GenAI in Higher Education: A Cross-Country Study on Performance Expectancy and Sustainable Education
摘要
This study investigates how university students in Poland, Turkey, the United Kingdom, and the United States engage with generative artificial intelligence (GenAI) tools in their academic work, and how this usage influences their perceptions in two key areas: (1) performance expectancy, defined as the degree to which students believe that using GenAI will help them improve their academic performance, and (2) sustainable education, reflecting beliefs about GenAI’s potential to foster equitable, inclusive, and future-oriented learning environments. Drawing on survey data from 578 students, the study applied partial least squares structural equation modeling (PLS-SEM) using SmartPLS 4 to evaluate both the measurement and structural models.
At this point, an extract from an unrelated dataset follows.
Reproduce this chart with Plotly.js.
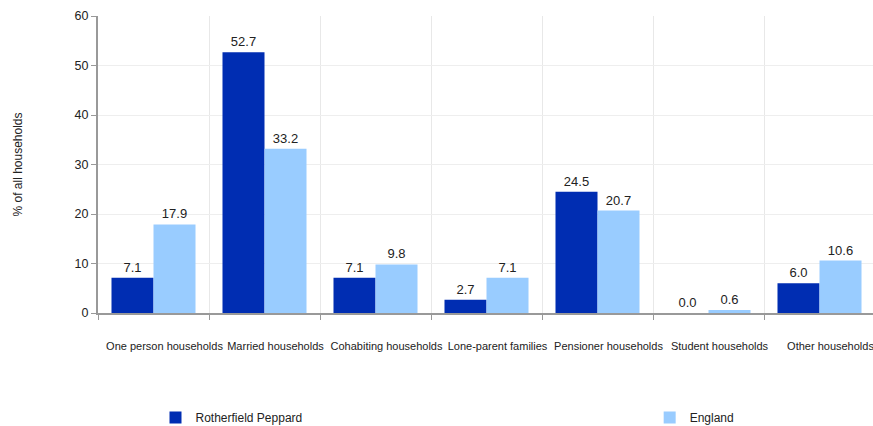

The findings indicate that more frequent use of GenAI tools is positively associated with students’ perceptions of their academic utility and their contribution to sustainability-oriented learning, particularly in Poland, Turkey, and the United States. However, no such associations were found in the United Kingdom, suggesting some contextual variation. Overall, limited cross-national differences were observed, pointing to a convergence in how students across diverse cultural settings experience and evaluate GenAI in education. Given the novelty of GenAI adoption in an academic context, further research is warranted to replicate and extend these findings across broader disciplinary and demographic samples.